Y, por último, incluso si uno se tomaba en serio la advertencia sobre una inminente crisis de la deuda, eso no comportaba que una inmediata austeridad fiscal —recorte de gastos y subida de impuestos en el contexto de una economía muy deprimida— pudiera ayudar a capear esa supuesta crisis. Depende de la situación. Por un lado, está recortar gastos y elevar impuestos cuando la economía se halla relativamente próxima al pleno empleo y el banco central está aumentando los tipos para evitar el riesgo de inflación. En esa circunstancia, el recorte de gastos no tiene por qué deprimir la economía, dado que el banco central puede compensar el efecto negativo con una rebaja (o, al menos, el mantenimiento) de las tasas de interés. Ahora bien, en una situación de profunda depresión económica, y cuando las tasas de interés ya rondan el cero, los recortes de gastos no se pueden compensar. Por lo tanto, contribuyen a deprimir más la economía; y esto hace que disminuyan los ingresos y que desaparezca, al menos en parte, la pretendida reducción del déficit.

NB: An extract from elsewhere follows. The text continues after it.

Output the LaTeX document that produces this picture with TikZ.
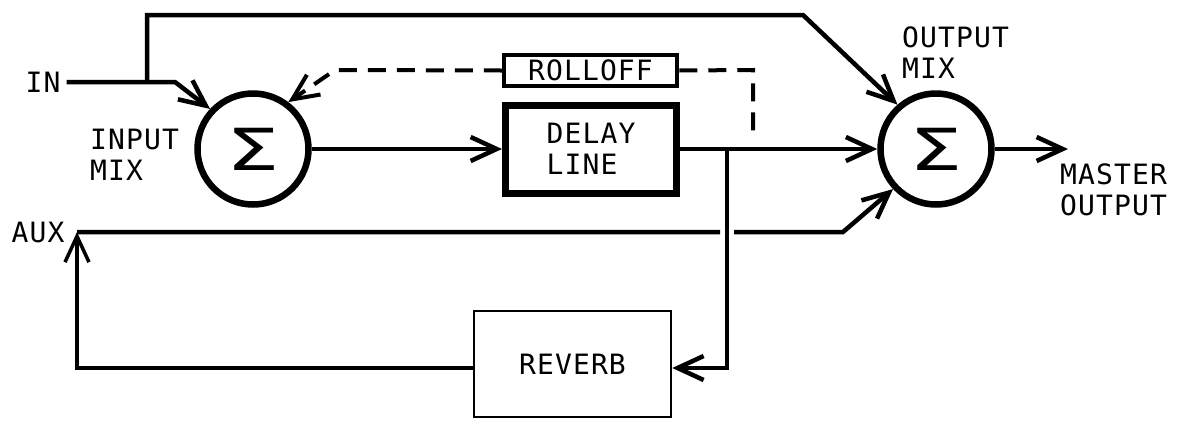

Así pues, incluso si uno estuviera preocupado por una eventual pérdida de la confianza, o al menos inquieto por la perspectiva presupuestaria a largo plazo, la lógica económica parecería indicar que no es la hora de la austeridad; que debe planearse un futuro recorte del gasto e incremento de los ingresos, pero que estas medidas no deben adoptarse hasta que la economía haya recobrado fuerza.